Home entertainment technology has come a long way since Sony’s invention of Betamax videocassette recorders. Home theatre is no longer a spare room foible of the wealthy. Audio and picture quality are stunning. The lag from theatrical release to secondary media has become increasingly compressed. Inexpensive DVDs and digital rentals have been a godsend for film buffs and fan boys who are now equipped with the tools to deconstruct and examine scenes at their leisure. The rest of us can depress the PAUSE button before rustling in the kitchen for more snacks.

 

All of this wonderful sensory advancement is grounding us inside of our apartments and houses. Part of what makes film so magical is sharing manipulated emotions with a group of strangers in the dark. The historically inaccurate Eureka! moment in The Imitation Game becomes a shared, universal truth. The bittersweet and dreamy ending of Birdman is that much more poignant experienced tucked into a row of seats amongst a rapt crowd.
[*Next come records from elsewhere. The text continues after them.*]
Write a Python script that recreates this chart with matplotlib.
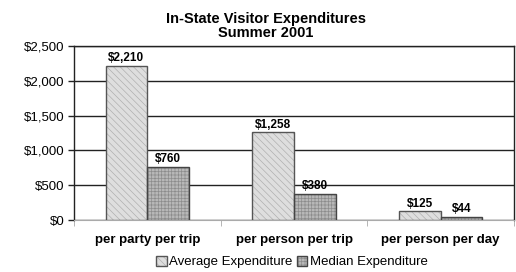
import matplotlib
matplotlib.use("Agg")
import matplotlib.pyplot as plt
import numpy as np

categories = ["per party per trip", "per person per trip", "per person per day"]
average = [2210, 1258, 125]
median = [760, 380, 44]
avg_labels = ["$2,210", "$1,258", "$125"]
med_labels = ["$760", "$380", "$44"]
yticks = [0, 500, 1000, 1500, 2000, 2500]
ytick_labels = ["$0", "$500", "$1,000", "$1,500", "$2,000", "$2,500"]

plt.rcParams['font.family'] = ['Liberation Sans', 'DejaVu Sans']
plt.rcParams['hatch.linewidth'] = 0.5

fig = plt.figure(figsize=(5.16, 2.72), dpi=100)
ax = fig.add_axes([74/516, 1-220/272, 440/516, 174/272])

x = np.arange(len(categories))
w = 0.285
b1 = ax.bar(x - w/2, average, w, facecolor='#dedede', edgecolor='#555555', hatch='\\\\\\\\\\', linewidth=1.0, zorder=3, label='Average Expenditure')
b2 = ax.bar(x + w/2, median, w, facecolor='#b8b8b8', edgecolor='#444444', hatch='+++++', linewidth=1.0, zorder=3, label='Median Expenditure')
for p in b1.patches:
    p._hatch_color = matplotlib.colors.to_rgba('#b0b0b0')
for p in b2.patches:
    p._hatch_color = matplotlib.colors.to_rgba('#8c8c8c')

for xi, v, t in zip(x - w/2, average, avg_labels):
    ax.text(xi, v + 25, t, ha='center', va='bottom', fontsize=8.5, fontweight='bold')
for xi, v, t in zip(x + w/2, median, med_labels):
    ax.text(xi, v + 25, t, ha='center', va='bottom', fontsize=8.5, fontweight='bold')

ax.set_xlim(-0.5, 2.5)
ax.set_ylim(0, 2500)
ax.set_yticks(yticks)
ax.set_yticklabels(ytick_labels, fontsize=9.5)
ax.yaxis.grid(True, color='#222222', linewidth=1.0, zorder=0)
ax.set_xticks(x)
ax.set_xticklabels(categories, fontsize=9.5, fontweight='bold')
ax.tick_params(axis='x', length=0, pad=10)
ax.set_xticks([-0.5, 0.5, 1.5, 2.5], minor=True)
ax.tick_params(axis='x', which='minor', length=4, color='#aaaaaa')
ax.tick_params(axis='y', length=4, color='#222222', width=1.0, pad=3)
for s in ['top', 'right', 'left']:
    ax.spines[s].set_color('#222222')
    ax.spines[s].set_linewidth(1.0)
ax.spines['bottom'].set_color('#aaaaaa')

fig.text(266/516, 1-26/272, "In-State Visitor Expenditures\nSummer 2001", ha='center', va='center', fontsize=10.5, fontweight='bold', linespacing=1.05)

leg = fig.legend(handles=[b1, b2], loc='center', bbox_to_anchor=(292/516, 1-262/272), ncol=2, fontsize=9.5,
                 frameon=False, handlelength=0.8, handleheight=0.8, handletextpad=0.2, columnspacing=0.3, borderpad=0.2)

fig.savefig("out.png", dpi=100)
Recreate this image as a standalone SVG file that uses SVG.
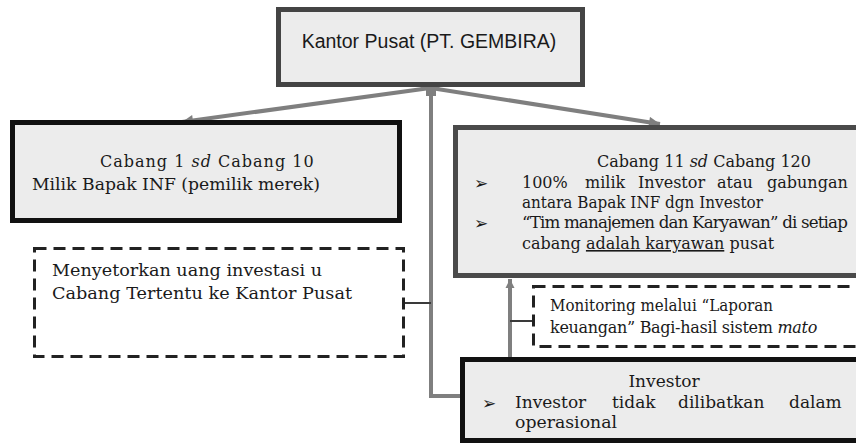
<svg xmlns="http://www.w3.org/2000/svg" width="856" height="446" viewBox="0 0 856 446">
<defs>
<marker id="ah" viewBox="0 0 10 10" refX="10" refY="5" markerWidth="13" markerHeight="11" markerUnits="userSpaceOnUse" orient="auto">
<path d="M0,0 L10,5 L0,10 z" fill="#7f7f7f"/>
</marker>
<marker id="ahv" viewBox="0 0 10 10" refX="10" refY="5" markerWidth="9" markerHeight="13" markerUnits="userSpaceOnUse" orient="auto">
<path d="M0,0 L10,5 L0,10 z" fill="#7f7f7f"/>
</marker>
</defs>
<style>
.box{fill:#ececec;stroke-width:5}
.dash{fill:none;stroke:#222;stroke-width:3;stroke-dasharray:12 7}
.serif{font-family:"DejaVu Serif","Liberation Serif",serif;font-size:16px;fill:#1a1a1a}
.big{font-size:17px}
.bul{font-family:"DejaVu Sans",sans-serif;font-size:17px;fill:#1a1a1a}
.sans{font-family:"Liberation Sans","Open Sans",sans-serif;font-size:19.5px;fill:#1a1a1a}
.conn{stroke:#7f7f7f;stroke-width:4;fill:none}
.tick{stroke:#3a3a3a;stroke-width:2;fill:none}
.it{font-style:italic}
</style>
<rect width="856" height="446" fill="#ffffff"/>
<g id="connectors">
<line class="conn" x1="430" y1="88" x2="182" y2="122" marker-end="url(#ah)"/>
<line class="conn" x1="431" y1="88" x2="660" y2="124" marker-end="url(#ah)"/>
<polyline class="conn" points="460,396 431,396 431,86"/>
<polygon points="430,80 440,88 436,88 436,96 426,96 426,88 420,88" fill="#7f7f7f"/>
<line class="conn" x1="510" y1="358" x2="510" y2="279" marker-end="url(#ahv)"/>
<line class="tick" x1="404" y1="303" x2="431" y2="303"/>
<line class="tick" x1="510" y1="321" x2="533" y2="321"/>
</g>
<g id="kantor-pusat">
<rect class="box" x="278.5" y="9.5" width="304" height="75" stroke="#444"/>
<text class="sans" x="429" y="48" text-anchor="middle">Kantor Pusat (PT. GEMBIRA)</text>
</g>
<g id="cabang-1-10">
<rect class="box" x="12.5" y="122.5" width="387" height="98" stroke="#111"/>
<text class="serif" x="100" y="167" letter-spacing="1">Cabang 1 <tspan class="it">sd</tspan> Cabang 10</text>
<text class="serif" x="32" y="190" textLength="288" lengthAdjust="spacingAndGlyphs">Milik Bapak INF (pemilik merek)</text>
</g>
<g id="cabang-11-120">
<rect class="box" x="455.5" y="127.5" width="420" height="148" stroke="#4a4a4a"/>
<text class="serif" x="597" y="167">Cabang 11 <tspan class="it">sd</tspan> Cabang 120</text>
<text class="bul" x="474" y="189">➢</text>
<text class="serif" y="188"><tspan x="522">100%</tspan><tspan x="585">milik</tspan><tspan x="638">Investor</tspan><tspan x="717">atau</tspan><tspan x="767">gabungan</tspan></text>
<text class="serif" x="522" y="208" textLength="241" lengthAdjust="spacingAndGlyphs">antara Bapak INF dgn Investor</text>
<text class="bul" x="474" y="229">➢</text>
<text class="serif" x="522" y="228" letter-spacing="-0.8" textLength="325" lengthAdjust="spacingAndGlyphs">“Tim manajemen dan Karyawan” di setiap</text>
<text class="serif" x="522" y="249">cabang <tspan text-decoration="underline">adalah karyawan</tspan> pusat</text>
</g>
<g id="menyetorkan">
<rect class="dash" x="34.5" y="248.5" width="369" height="108"/>
<text class="serif" x="52" y="276" textLength="270" lengthAdjust="spacingAndGlyphs">Menyetorkan uang investasi u</text>
<text class="serif" x="52" y="299" textLength="300" lengthAdjust="spacingAndGlyphs">Cabang Tertentu ke Kantor Pusat</text>
</g>
<g id="monitoring">
<rect class="dash" x="533.5" y="286.5" width="340" height="60"/>
<text class="serif" x="550" y="311" textLength="223" lengthAdjust="spacingAndGlyphs">Monitoring melalui “Laporan</text>
<text class="serif" x="550" y="333" letter-spacing="-0.3">keuangan” Bagi-hasil sistem <tspan class="it">mato</tspan></text>
</g>
<g id="investor">
<rect class="box" x="462.5" y="359.5" width="420" height="81" stroke="#111"/>
<text class="serif big" x="664" y="387" text-anchor="middle">Investor</text>
<text class="bul" x="482" y="409">➢</text>
<text class="serif big" y="408"><tspan x="515">Investor</tspan><tspan x="612">tidak</tspan><tspan x="678">dilibatkan</tspan><tspan x="789">dalam</tspan></text>
<text class="serif big" x="515" y="428" textLength="102" lengthAdjust="spacingAndGlyphs">operasional</text>
</g>
</svg>
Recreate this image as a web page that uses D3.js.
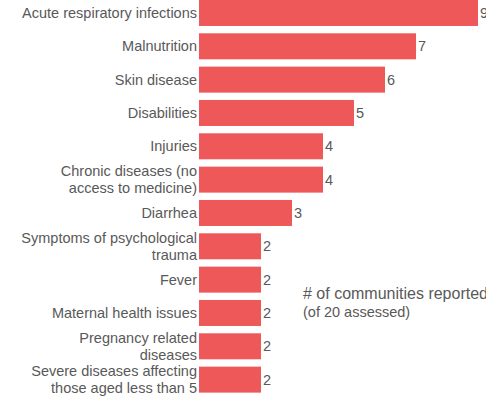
<!DOCTYPE html>
<html>
<head>
<meta charset="utf-8">
<script src="https://cdn.jsdelivr.net/npm/d3@7"></script>
<style>
  body { margin: 0; background: #fff; }
  svg { display: block; }
</style>
</head>
<body>
<div id="chart"></div>
<script>
// health issues reported, by number of communities
const categories = [
    "Acute respiratory infections",
    "Malnutrition",
    "Skin disease",
    "Disabilities",
    "Injuries",
    "Chronic diseases (no|access to medicine)",
    "Diarrhea",
    "Symptoms of psychological|trauma",
    "Fever",
    "Maternal health issues",
    "Pregnancy related|diseases",
    "Severe diseases affecting|those aged less than 5"
];
const values = [9, 7, 6, 5, 4, 4, 3, 2, 2, 2, 2, 2];
const noteLines = ["# of communities reported", "(of 20 assessed)"];

const width = 486;
const height = 398;
const barColor = "#ef5858";
const textColor = "#595959";
const fontSize = "14.5px";

const svg = d3.select("#chart")
    .append("svg")
    .attr("width", width)
    .attr("height", height)
    .style("font-family", "'Liberation Sans', Arial, sans-serif");

const x = d3.scaleLinear()
    .domain([0, 9])
    .range([199, 478]);

const y = d3.scaleBand()
    .domain(categories)
    .range([-3.7, 396.3])
    .paddingInner(0.22)
    .paddingOuter(0.11);

const rows = svg.append("g")
    .selectAll("g")
    .data(categories)
    .join("g")
    .attr("transform", d => `translate(0, ${y(d) + y.bandwidth() / 2})`);

rows.append("rect")
    .attr("x", x(0))
    .attr("y", -y.bandwidth() / 2)
    .attr("width", (d, i) => x(values[i]) - x(0))
    .attr("height", y.bandwidth())
    .attr("fill", barColor);

rows.append("text")
    .attr("x", (d, i) => x(values[i]) + 2)
    .attr("dy", "0.35em")
    .attr("fill", textColor)
    .style("font-size", fontSize)
    .text((d, i) => values[i]);

// category labels, some wrap onto two lines
rows.append("text")
    .attr("text-anchor", "end")
    .attr("fill", textColor)
    .style("font-size", fontSize)
    .each(function(d) {
        const lines = d.split("|");
        const lh = 17.5;
        const t = d3.select(this);
        lines.forEach((line, j) => {
            t.append("tspan")
                .attr("x", 197)
                .attr("y", (j - (lines.length - 1) / 2) * lh)
                .attr("dy", "0.35em")
                .text(line);
        });
    });

// note on the right, first line a bit larger
svg.append("g")
    .selectAll("text")
    .data(noteLines)
    .join("text")
    .attr("x", 303)
    .attr("y", (d, j) => 293.5 + j * 18.3)
    .attr("dy", "0.35em")
    .attr("fill", textColor)
    .style("font-size", (d, j) => j === 0 ? "16px" : fontSize)
    .text(d => d);
</script>
</body>
</html>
Not everybody got the gag of Eddie Redmayne as Stephen Hawking as a Dalek in The Theory of Everything, but pop culture savvy audience members’ laughter helped lift their ignorant brethren’s appreciation of a transcendent, comic moment.

 

The Moore family grew up on black and white television, rabbit ears. Movies in Technicolor were a real treat. In those days a hit would play for weeks or months which, in retrospect, must have been a special kind of hell for the projectionist. I don’t remember being brought to any Dean Jones Disney movies or seeing any long form fairy tale cartoons. I saw Doctor Doolittle with Rex Harrison and Chitty Chitty Bang Bang with Dick Van Dyke and discovered decades later that the story was by 007 author Ian Fleming. The Sound of Music was an endurance test but at least it had Nazis.

 

My father chose our movie outings well. Together we saw The Battle of Britain, Young Winston and Lawrence of Arabia. Epics! My big brother took me to see Brian’s Song and to this day I still keep an eye on the Chicago Bears during an NFL season. My older sister took me to see the original Planet of the Apes at the Van Horne. This was massive. All the boys at school collected the cards. One was particularly valued. It showed human captives in a cage. A couple of the kids swore you could see tit if you looked hard enough.

 

My favourite film-going companion growing up was my Auntie Mag. Family lore has it that this free spirit was this close to entering a convent and taking her vows. Instead, this musician and painter became a Creative Director at J. Walter Thompson. If you’ve seen even just one episode of Mad Men you understand the type of environment she toiled in. I cannot call her a mentor but she certainly influenced the direction of my life. Auntie Mag gently nudged me toward a career in advertising. She voiced mild criticisms about my novel once it was published, but overall she was pleased I’d done it.

 

She used to pay me a dime if I let her clean and trim my fingernails. She made omelets or open-faced sandwiches for lunch, very sophisticated, very Continental. She kept cranberry juice in her refrigerator. Cranberry juice!  Oh the places we went, art galleries and museums downtown, strange and exotic delicatessens and restaurants that served food unlike anything her sister, my mother, overcooked or burned.

 

I thought her ancient and so it made no sense to me that Auntie Mag loved the Beatles. She took me to see Yellow Submarine. Its groovy graphic style struck her as brilliant and afterward she explained to me how animation works and why it can be such a charming art form. She introduced me to the madcap genius of British comedian Terry-Thomas in La Grande Vadrouille. That was a strange film, subtitles and Nazis. In 1970, when I was 10, Auntie Mag took me to see Little Big Man which was rated 14 YRS AND OVER. She blandly fibbed through the speaking grille of the York Theatre box office: she was my mother and I was small for my age. My God, the western we watched together was nothing like John Wayne or Gunsmoke.

 

The Brutalist nature of multiplexes in malls makes it easy to stay home. In my memory, the cinemas I was taken to and sat in were dedicated art deco buildings with just one screen. There was always a balcony. The orchestra pits, ornate gilt flourishes and grand velvet curtains suggested a life before Hollywood’s studio system; these houses of the holy had once been vaudeville venues. These are the types of places we are drawn to: it’s not so much What’s at the Princess or the Garneau? as Let’s go to the Princess or the Garneau - just to watch a movie, any movie, in a house like the Princess or the Garneau.

 
Our film fallback is the corporate screens atop Edmonton City Centre. There are nine doors to nine screens in a massive, stark space. The chill disappears quickly. We’ve got tickets for one; who cares what’s playing in the other eight. Even in a grey place like this, isn’t it still magical to go downtown and take in a show?